PPP has been great. I think our books have sold decently by their lights, particularly since historical mysteries don't have a huge market. But it isn't as if sales have skyrocketed from book to book. There's no way we would be working on a 7th book for a big publisher. No one gets to a 3rd book without huge, rising sales anymore, or so it seems. So yes, a small press can be different.

I'm sure if we had sold to St Martin's (say) we'd have had, at best two paperbacks, long since out of print and forgotten. With PPP we've had a nice series, with hardbacks in hundreds of libraries, and the trade paper editions are all still in print and will remain so. And of course we've had the fun and learning experience of writing all those books.
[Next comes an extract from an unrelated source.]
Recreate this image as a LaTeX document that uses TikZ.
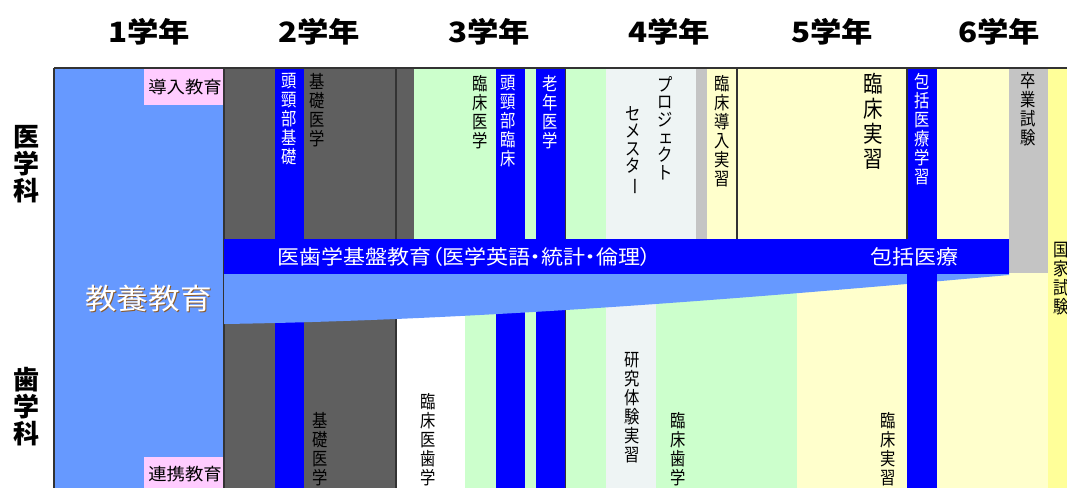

Actually we are far better off to have hooked up with PPP rather than a big publisher. But there is still that childhood fantasy that wants satisfying even though, as an adult, I realize it'd likely be a case of regretting getting what I'd wished for.

2:57 PM  
Anonymous Anonymous said...

Good column. Thanks for the link, Mark.

I've become a lot more philosophical about rejection. Of course that will be put to the test again soon, and we'll see how it goes. But I think writers, especially beginning or long time aspirers like me, need to stay focused on the positives of this whole process, and many of those positives depend on us. The one thing that is completely out of our control, prior to publication, is rejection. Submissions are under our control, the editing we do, the story structure, the characters, how we merge all the elements into a whole, whether we finish a manuscript, and whether we make it past the first two scenes to begin with.

By the time we get to a rejection, we've at least gotten through those processes. That in itself is an accomplishment.

So I don't win the five-figure advance lottery, or become the next star of the bestseller lists. If I can get through a few rejections without losing my nerve, I'm accomplishing something most people don't bother to ever attempt. That's where I need to keep my focus.

5:54 PM  
Anonymous Barbara W. Klaser said...

That last comment was me -- and not to complain, but that's been happening a lot with Blogger blogs lately, after previewing/editing quite often the comment reverts to anonymous. It didn't used to happen. They've changed something in the set up. Just so you'll know.